To ask the Secretary of State for Social Security (1) if he will make it his policy that widows of Japanese prisoners of war will not have their pensions reduced because their late husbands may have died from smoking-related illnesses; [907]

(2) how many widows have been affected by changes in the regulations controlling the level of pensions for widows of Japanese prisoners of war; [908]

(3) how many widows of Japanese prisoners of war are currently receiving pensions; how many are receiving pensions which (a) have and (b) have not been reduced by the change in regulations related to death due to smoking-related illnesses; and how many are receiving a reduced pension as a result of those changes. [909]

Mr. Heald

Contrary to news reports, there has been no change in rules regarding pensions for war widows whose husbands died of smoking-related diseases.

A war widow's pension may be awarded where the late husband's death was due to, or is substantially hastened by, any service in the armed forces. There is no automatic entitlement to a war widow's pension because the late husband was a war pensioner.

The war pensions scheme was never intended to compensate for the effects of a personal habit such as smoking. Policy on this has not changed.
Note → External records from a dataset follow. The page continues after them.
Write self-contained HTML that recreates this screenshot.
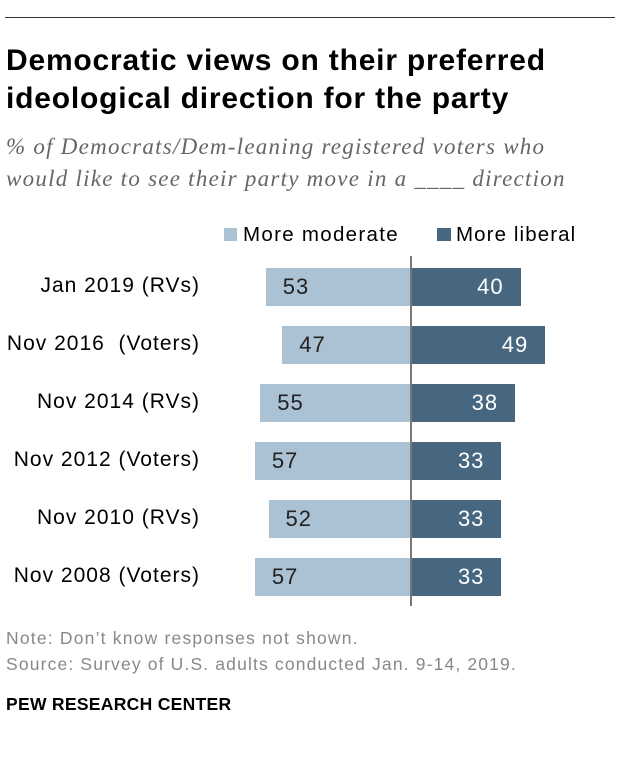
<!DOCTYPE html>
<html><head><meta charset="utf-8"><style>
body{margin:0;width:620px;height:768px;background:#fff;font-family:"Liberation Sans",sans-serif;position:relative;overflow:hidden}
.a{position:absolute;white-space:pre}
</style></head><body>
<div class="a" style="left:5px;top:17px;width:610px;height:1px;background:#333"></div>
<div class="a" style="left:6px;top:42px;font-size:30px;letter-spacing:0.8px;font-weight:bold;line-height:38px;color:#000">Democratic views on their preferred
ideological direction for the party</div>
<div class="a" style="left:6px;top:131px;font-family:'Liberation Serif',serif;font-style:italic;font-size:23px;letter-spacing:1.25px;line-height:32px;color:#666">% of Democrats/Dem-leaning registered voters who
would like to see their party move in a ____ direction</div>
<div class="a" style="left:224px;top:228px;width:13px;height:13px;background:#abc1d4"></div>
<div class="a" style="left:243px;top:223px;font-size:20.5px;letter-spacing:1.3px;color:#000">More moderate</div>
<div class="a" style="left:437px;top:228px;width:14px;height:13px;background:#46677f"></div>
<div class="a" style="left:456px;top:223px;font-size:20.5px;letter-spacing:1.1px;color:#000">More liberal</div>
<div id="chart"></div>
<div class="a" style="left:6px;top:628px;font-size:17.5px;letter-spacing:1.2px;color:#888">Note: Don’t know responses not shown.</div>
<div class="a" style="left:6px;top:654px;font-size:17.5px;letter-spacing:1.15px;color:#888">Source: Survey of U.S. adults conducted Jan. 9-14, 2019.</div>
<div class="a" style="left:6px;top:694px;font-size:17.5px;letter-spacing:0.3px;font-weight:bold;color:#000">PEW RESEARCH CENTER</div>
<script>
const categories=["Jan 2019 (RVs)","Nov 2016  (Voters)","Nov 2014 (RVs)","Nov 2012 (Voters)","Nov 2010 (RVs)","Nov 2008 (Voters)"];
const moderate=[53,47,55,57,52,57];
const liberal=[40,49,38,33,33,33];
const C=document.getElementById('chart');
const X0=411,K=2.74,Y0=268,STEP=58,H=38;
function x(v){return v*K;}
function y(i){return Y0+i*STEP;}
const ax=document.createElement('div');ax.className='a';


ax.style.cssText=`left:${X0-1}px;top:256px;width:2px;height:350px;background:#777;z-index:2`;
C.appendChild(ax);
categories.forEach((c,i)=>{
 const l=document.createElement('div');l.className='a';
 
 
 l.style.cssText=`right:${620-200}px;top:${y(i)+6}px;font-size:21px;letter-spacing:1px;color:#000`;
 l.textContent=c;C.appendChild(l);
 const m=document.createElement('div');m.className='a';
 
 
 const w=x(moderate[i]);
 m.style.cssText=`left:${X0-w}px;top:${y(i)}px;width:${w}px;height:${H}px;background:#abc1d4`;
 C.appendChild(m);
 const mt=document.createElement('div');mt.className='a';
 
 
 mt.style.cssText=`left:${X0-w+17}px;top:${y(i)+6}px;font-size:22px;letter-spacing:1px;color:#222`;
 mt.textContent=moderate[i];C.appendChild(mt);
 const b=document.createElement('div');b.className='a';
 
 
 const w2=x(liberal[i]);
 b.style.cssText=`left:${X0}px;top:${y(i)}px;width:${w2}px;height:${H}px;background:#46677f`;
 C.appendChild(b);
 const bt=document.createElement('div');bt.className='a';
 
 
 bt.style.cssText=`right:${620-(X0+w2-17)}px;top:${y(i)+6}px;font-size:22px;letter-spacing:1px;color:#fff`;
 bt.textContent=liberal[i];C.appendChild(bt);
});
</script>
</body></html>
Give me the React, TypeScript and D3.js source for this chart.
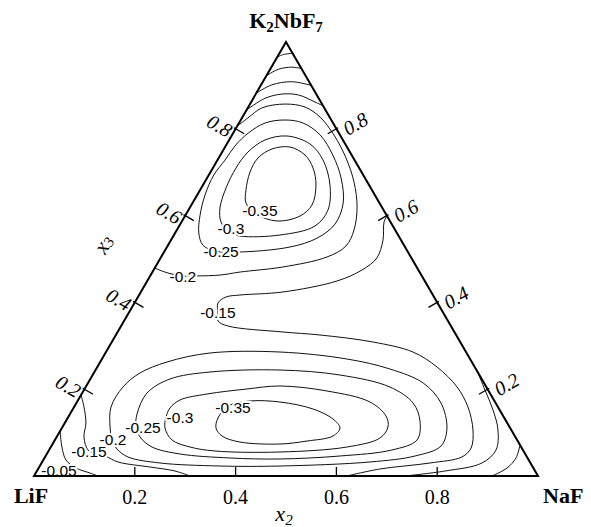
import * as d3 from 'd3';

type Pt = [number, number]; // [x2, x3] mole fractions (NaF, K2NbF7)

// ---- contour lines, in composition coordinates ----
const arcTop1: Pt[] = [[0, 0.965], [0.009, 0.971], [0.026, 0.974]];
const arcTop2: Pt[] = [[0, 0.922], [0.016, 0.937], [0.04, 0.942], [0.061, 0.939]];
const arcTop3: Pt[] = [[0, 0.882], [0.021, 0.901], [0.057, 0.9085], [0.1, 0.9]];
const arcTop4: Pt[] = [[0, 0.843], [0.023, 0.87], [0.0515, 0.88], [0.0854, 0.878], [0.1266, 0.8618], [0.147, 0.853]];

const upper20: Pt[] = [
  [0, 0.806], [0.012, 0.825], [0.028, 0.848], [0.07, 0.857], [0.113, 0.85], [0.154, 0.827],
  [0.202, 0.786], [0.2525, 0.733], [0.2965, 0.677], [0.331, 0.62], [0.3515, 0.567], [0.354, 0.53],
  [0.329, 0.5046], [0.253, 0.4816], [0.174, 0.47], [0.1375, 0.463], [0.093, 0.461], [0.065, 0.461],
  [0.032, 0.4677], [0, 0.479],
];
const upper25: Pt[] = [
  [0.147, 0.516], [0.244, 0.5276], [0.2875, 0.548], [0.307, 0.5806], [0.299, 0.629], [0.266, 0.6866],
  [0.223, 0.7396], [0.175, 0.7857], [0.127, 0.8134], [0.088, 0.8203], [0.052, 0.8134], [0.03, 0.79],
  [0.019, 0.7627], [0.015, 0.728], [0.01, 0.6935], [0.0156, 0.6475], [0.029, 0.601], [0.047, 0.56],
  [0.069, 0.532], [0.1, 0.5184],
];
const upper30: Pt[] = [
  [0.1322, 0.553], [0.2104, 0.5553], [0.2695, 0.576], [0.2768, 0.6129], [0.252, 0.6705], [0.2094, 0.7281],
  [0.1651, 0.765], [0.1103, 0.7834], [0.0712, 0.7742], [0.0513, 0.7465], [0.046, 0.7097], [0.0492, 0.6636],
  [0.0602, 0.6175], [0.0784, 0.5853], [0.1058, 0.5622],
];
const upper35: Pt[] = [
  [0.1883, 0.5876], [0.2283, 0.599], [0.2394, 0.6244], [0.2242, 0.6705], [0.1988, 0.7097], [0.1679, 0.7396],
  [0.1289, 0.758], [0.0955, 0.7535], [0.078, 0.7327], [0.0784, 0.7005], [0.0911, 0.659], [0.1061, 0.629],
  [0.1387, 0.6037],
];
const mid15: Pt[] = [
  [0.401, 0.599], [0.402, 0.585], [0.4206, 0.5438], [0.429, 0.5023], [0.4135, 0.4747], [0.3765, 0.4493],
  [0.282, 0.424], [0.2, 0.417], [0.1748, 0.4124], [0.1657, 0.3986], [0.177, 0.3756], [0.1866, 0.3571],
  [0.212, 0.3456], [0.328, 0.3318], [0.405, 0.3249], [0.518, 0.3088], [0.609, 0.2857], [0.674, 0.2512],
  [0.737, 0.205], [0.7815, 0.159], [0.818, 0.106], [0.835, 0.0645], [0.827, 0.0438], [0.771, 0.03],
  [0.678, 0.0161], [0.621, 0],
];
const lower20: Pt[] = [
  [0.092, 0.1175], [0.0733, 0.159], [0.074, 0.205], [0.0916, 0.2373], [0.1326, 0.2627], [0.2075, 0.2834],
  [0.345, 0.2857], [0.486, 0.2696], [0.583, 0.2465], [0.665, 0.2143], [0.7234, 0.1682], [0.764, 0.1106],
  [0.773, 0.0691], [0.733, 0.0461], [0.6505, 0.0323], [0.4766, 0.023], [0.3575, 0.023], [0.235, 0.03],
  [0.1646, 0.0438], [0.1336, 0.0622], [0.1133, 0.083],
];
const lower25: Pt[] = [
  [0.133, 0.1429], [0.1286, 0.1912], [0.158, 0.2235], [0.2294, 0.2396], [0.366, 0.2442], [0.4907, 0.2327],
  [0.6038, 0.205], [0.668, 0.1682], [0.7025, 0.1267], [0.7184, 0.083], [0.68, 0.0599], [0.5841, 0.0461],
  [0.4684, 0.0392], [0.3682, 0.0415], [0.2644, 0.0507], [0.2007, 0.0668], [0.1654, 0.0899], [0.1448, 0.1152],
];
const lower30: Pt[] = [
  [0.1915, 0.1567], [0.2021, 0.1751], [0.2488, 0.1889], [0.3224, 0.2005], [0.3843, 0.2074], [0.4834, 0.1959],
  [0.5814, 0.1705], [0.6293, 0.1382], [0.6459, 0.1129], [0.6427, 0.0876], [0.5876, 0.0668], [0.4604, 0.0553],
  [0.3303, 0.0576], [0.2761, 0.0668], [0.2323, 0.083], [0.2046, 0.1106], [0.194, 0.1359],
];
const lower35: Pt[] = [
  [0.2983, 0.1336], [0.3043, 0.1613], [0.3422, 0.1728], [0.4027, 0.1705], [0.4764, 0.1544], [0.5276, 0.1313],
  [0.5518, 0.1106], [0.5472, 0.0922], [0.5014, 0.0806], [0.4511, 0.0737], [0.3696, 0.0783], [0.3269, 0.0922],
  [0.3058, 0.1106],
];
const lower15: Pt[] = [
  [0, 0.1866], [0.0197, 0.159], [0.042, 0.1221], [0.0542, 0.0899], [0.08, 0.0576], [0.118, 0.0461],
  [0.1506, 0.0323], [0.2198, 0.0207], [0.274, 0.0115], [0.3095, 0],
];
const lower05: Pt[] = [[0, 0.1037], [0.022, 0.0668], [0.045, 0.0369], [0.0741, 0.0184], [0.1076, 0.0069], [0.127, 0]];
const right10: Pt[] = [
  [0.7604, 0.2396], [0.7957, 0.1982], [0.8347, 0.1521], [0.8676, 0.106], [0.8867, 0.0599], [0.8739, 0.03],
  [0.8097, 0.0115], [0.736, 0],
];
const right05: Pt[] = [[0.9286, 0.0714], [0.9356, 0.0415], [0.9293, 0.0184], [0.9087, 0]];

const contourLines = [
  { value: -0.05, pts: arcTop1, closed: false },
  { value: -0.1, pts: arcTop2, closed: false },
  { value: -0.15, pts: arcTop3, closed: false },
  { value: -0.2, pts: arcTop4, closed: false },
  { value: -0.2, pts: upper20, closed: false },
  { value: -0.25, pts: upper25, closed: true },
  { value: -0.3, pts: upper30, closed: true },
  { value: -0.35, pts: upper35, closed: true },
  { value: -0.15, pts: mid15, closed: false },
  { value: -0.2, pts: lower20, closed: true },
  { value: -0.25, pts: lower25, closed: true },
  { value: -0.3, pts: lower30, closed: true },
  { value: -0.35, pts: lower35, closed: true },
  { value: -0.15, pts: lower15, closed: false },
  { value: -0.05, pts: lower05, closed: false },
  { value: -0.1, pts: right10, closed: false },
  { value: -0.05, pts: right05, closed: false },
];

// contour label texts and where they sit (composition coords)
const labelTexts = ['-0.35', '-0.3', '-0.25', '-0.2', '-0.15', '-0.35', '-0.3', '-0.25', '-0.2', '-0.15', '-0.05'];
const labelSpots: Pt[] = [
  [0.143, 0.6106], [0.105, 0.5714], [0.112, 0.5184], [0.065, 0.4608], [0.177, 0.3756],
  [0.3165, 0.1567], [0.2217, 0.1359], [0.1598, 0.1129], [0.1152, 0.083], [0.0803, 0.0576], [0.0427, 0.0138],
];

const ticks = [0.2, 0.4, 0.6, 0.8];

const W = 591;
const H = 527;

export default function App() {
  const xScale = d3.scaleLinear().domain([0, 1]).range([34, 538]);
  const yScale = d3.scaleLinear().domain([0, 1]).range([476, 42]);
  const project = (p: Pt): [number, number] => [xScale(p[0] + p[1] / 2), yScale(p[1])];

  const openLine = d3.line<Pt>()
    .x(d => project(d)[0])
    .y(d => project(d)[1])
    .curve(d3.curveCatmullRom.alpha(0.5));
  const closedLine = d3.line<Pt>()
    .x(d => project(d)[0])
    .y(d => project(d)[1])
    .curve(d3.curveCatmullRomClosed.alpha(0.5));

  const [lx, ly] = project([0, 0]);
  const [rx, ry] = project([1, 0]);
  const [tx, ty] = project([0, 1]);

  const serif = '"Liberation Serif", "Times New Roman", serif';
  const sans = '"Liberation Sans", Arial, sans-serif';

  return (
    <svg width={W} height={H} viewBox={`0 0 ${W} ${H}`}
      style={{ position: 'absolute', left: 0, top: 0, display: 'block', background: '#fff' }}>
      <rect width={W} height={H} fill="#fff" />

      {/* contours */}
      <g fill="none" stroke="#111" strokeWidth={1}>
        {contourLines.map((c, i) => (
          <path key={i} d={(c.closed ? closedLine : openLine)(c.pts) || ''} />
        ))}
      </g>

      {/* contour labels */}
      <g fontFamily={sans} fontSize={15.5} textAnchor="middle" dominantBaseline="central">
        {labelTexts.map((t, i) => {
          const [x, y] = project(labelSpots[i]);
          return (
            <text key={i} x={x} y={y} fill="#000" stroke="#fff" strokeWidth={4}
              style={{ paintOrder: 'stroke' }}>{t}</text>
          );
        })}
      </g>

      {/* triangle frame */}
      <path d={`M${lx},${ly}L${rx},${ry}L${tx},${ty}Z`} fill="none" stroke="#000" strokeWidth={2}
        strokeLinejoin="miter" />

      {/* ticks */}
      <g stroke="#000" strokeWidth={1.3}>
        {ticks.map(v => {
          const [bx, by] = project([v, 0]);
          const [px, py] = project([0, v]);
          const [qx, qy] = project([1 - v, v]);
          return (
            <g key={v}>
              <line x1={bx} y1={by} x2={bx} y2={by - 9} />
              <line x1={px - 0.866 * 2} y1={py - 1} x2={px + 0.866 * 10} y2={py + 5} />
              <line x1={qx + 0.866 * 2} y1={qy - 1} x2={qx - 0.866 * 10} y2={qy + 5} />
            </g>
          );
        })}
      </g>

      {/* tick labels */}
      <g fontFamily={serif} fill="#000">
        {ticks.map(v => {
          const [bx] = project([v, 0]);
          const [px, py] = project([0, v]);
          const [qx, qy] = project([1 - v, v]);
          return (
            <g key={v}>
              <text x={bx} y={504} fontSize={20} textAnchor="middle">{v.toFixed(1)}</text>
              <text x={px - 16} y={py - 3} fontSize={20} fontStyle="italic" textAnchor="middle"
                dominantBaseline="central" transform={`rotate(30 ${px - 16} ${py - 3})`}>{v.toFixed(1)}</text>
              <text x={qx + 19} y={qy - 5} fontSize={20} fontStyle="italic" textAnchor="middle"
                dominantBaseline="central" transform={`rotate(-30 ${qx + 19} ${qy - 5})`}>{v.toFixed(1)}</text>
            </g>
          );
        })}
      </g>

      {/* vertex labels */}
      <g fontFamily={serif} fontWeight="bold" fill="#000">
        <text x={tx} y={ty - 14} fontSize={22} textAnchor="middle">
          K<tspan fontSize={15} dy={4}>2</tspan><tspan dy={-4}>NbF</tspan><tspan fontSize={15} dy={4}>7</tspan>
        </text>
        <text x={lx - 3} y={503} fontSize={22} textAnchor="middle">LiF</text>
        <text x={rx + 5} y={503} fontSize={22} textAnchor="start">NaF</text>
      </g>

      {/* axis titles */}
      <g fontFamily={serif} fontStyle="italic" fill="#000">
        <text x={284} y={521} fontSize={22} textAnchor="middle">
          x<tspan fontSize={15} dy={4}>2</tspan>
        </text>
        <text x={103} y={244} fontSize={22} textAnchor="middle" dominantBaseline="central"
          transform="rotate(-60 103 244)">
          x<tspan fontSize={15} dy={4}>3</tspan>
        </text>
      </g>
    </svg>
  );
}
Over more than 40 years that has been the policy of successive Governments; it has applied to all those who served in the armed forces, including those who were prisoners of the Japanese during world war two.

The law does however provide for awards in respect of smoking-related conditions where there was a severely disabling mental condition—itself attributable to service and assessed for war pension purposes at a minimum of 50 per cent.—which rendered the late husband incapable of exercising personal choice and prevented him giving up the habit.

Additionally, if there was more than one cause of death, one being smoking related and the other not smoking related but still linked to service, a war widow's pension will still be payable.

Information on the numbers of war widows pensions in payment to the widows of former prisoners of the Japanese is not available and could be obtained only at disproportionate cost.